Missouri’s unemployment rate decreased by a tenth of a percentage point in January, dropping to 4.3 percent from 4.4 percent in December.

The estimated number of unemployed Missourians was 130,822 in January, down by 4,290 from December’s 135,112, according to the latest report from the Missouri Economic Research and Information Center.

MERIC also noted the state’s unemployment rate remained below the national rate of 6.3 percent in January.

Missouri’s streak of seasonally adjusted unemployment rates below the comparable national rates is now 11 consecutive months.

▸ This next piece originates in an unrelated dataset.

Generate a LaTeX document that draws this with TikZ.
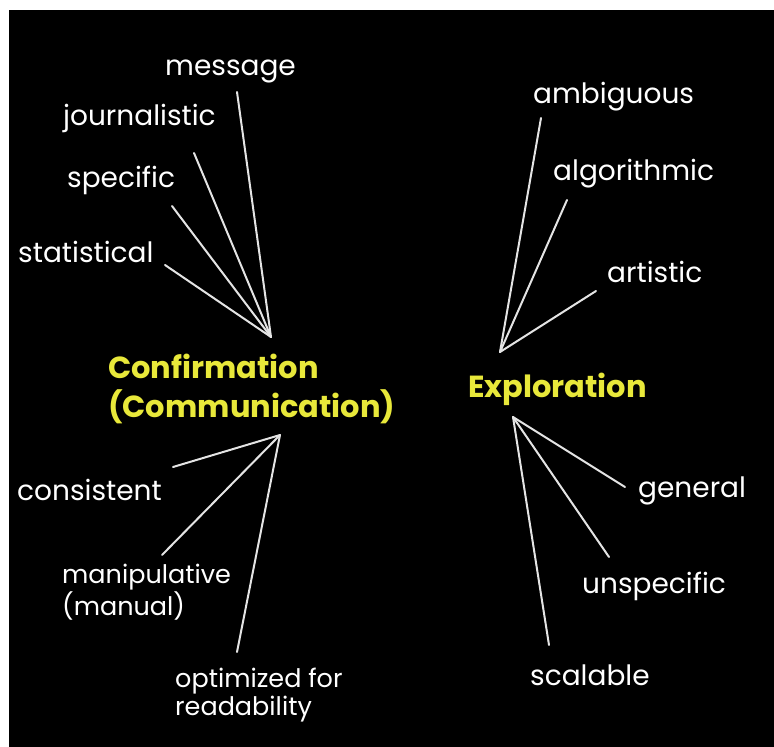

Missouri’s January rate was 0.7 percentage points higher than the January 2020 rate due to the lingering effects of the COVID-19 pandemic, according to MERIC. The rate had reached a low of 3.1 percent starting in July 2018 before gradually edging up to 3.5 percent by the end of 2019, then to 3.7 percent in March 2020. The COVID-19 effect hit in April 2020, with unemployment spiking at 12.5 percent. Since that time, the rate decreased monthly for the rest of 2020, reaching 4.4 percent in December.

Goods-producing industries gained 1,700 jobs between December and January, with increases of 1,200 in manufacturing and 500 in mining, logging and construction.

Meanwhile, service-providing industries added 4,200 jobs, with increases in educational and health services (3,600 jobs), leisure and hospitality (2,500 jobs), and professional and business services (1,800 jobs).

Those exceeded losses in the financial sector (-3,600 jobs) and trade, transportation and utilities (-1,000 jobs).

Government employment decreased by 300 over the month, with a gain in local government canceled out by losses in federal and state government employment.

Total payroll employment decreased by 124,800 jobs from January 2020 to January 2021.

Over-the-year job losses were widespread among the major sectors of the labor market, with only trade, transportation and utilities spared. Goods-producing industries lost 10,600 jobs over the year, proportionally divided between manufacturing (-7,400 jobs) and mining, logging and construction (-3,200 jobs).

Service-providing industries took a harder hit, losing 114,200 jobs over the year, with nearly half the loss in leisure and hospitality (-56,100 jobs). Professional and business lost 15,900 jobs over the year, educational & health services lost 11,900 jobs, “other services” lost 5,500 jobs, financial activities lost 4,000 jobs, and information lost 3,300 jobs. Government employment also decreased over the year, losing 17,900 jobs.